Looking back while Pink Floyd’s earlier lyrics of their iconic song, Brick in the Wall, in their own way challenged many different forms of physical violence often imparted by teachers in the post-War years to young people in primary and secondary forms of education in the name of maintaining control and order. Indeed, their song with its unmistakable beat pulsed out the rhythm of ‘you’re just a brick in the wall, we don’t need no education; we don’t need no thought control’ emerged as an icon challenging such violence. For many, now, such physical violence may seem strangely outmoded.
At issue is the extent to which there remains the force of violence exerted upon young people and their teachers and others involved within apparatuses of education in the modern world.

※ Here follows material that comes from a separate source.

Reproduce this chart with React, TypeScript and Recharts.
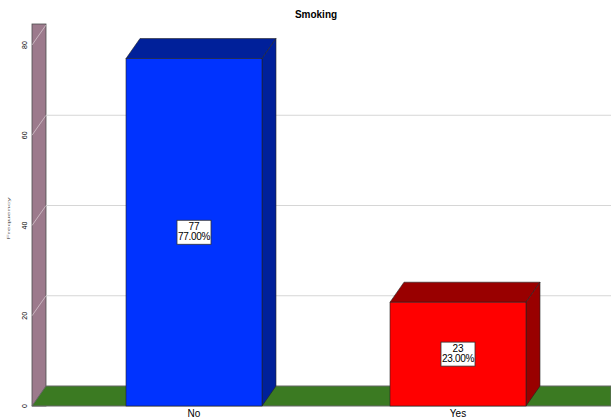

We have to keep in mind Foucault’s study of Discipline and Punish, which put a spotlight on just how apparatuses of education have a strong tendency to reduce people to a collective docile body. Such a tendency has certainly not been eliminated by the many different approaches taken over the last forty years in response to the question of the improvement of schools.
In reading the works of all of the leading figures working on the issue of improvement in apparatuses of education – Michael Fullan, Bruce Joyce, Emily Cahoun, Andy Hargreaves, David Hopkins, David Hargreaves, David Reynolds, and many others… one would still be hard pushed to find any reference to the problematic issue of the principle of assessment and what Heidegger called ‘the enframing’ [das Ge-stell] in such apparatuses. The reason is clear. People in this field have simply not concerned themselves with the complex question of being.
Paradoxically, as a consequence no one in this field has noticed that it is the sublime powers of being as presence that is driving improvement efforts, not individuals or particular agencies – schools, colleges, local authorities… In the metaphysical determinations of the practices of education supposedly being improved, the sublime violence affecting every school, community in the land, arises from the sovereign powers of language to include, exclude and to make exceptions.
Is it not time that more people begin to feel the disharmony? As human beings we live in the plus ultra of heterogeneous economies, whereas our education systems serve to alienate us from ourselves, in treating us as a collective body located within homogenous economies.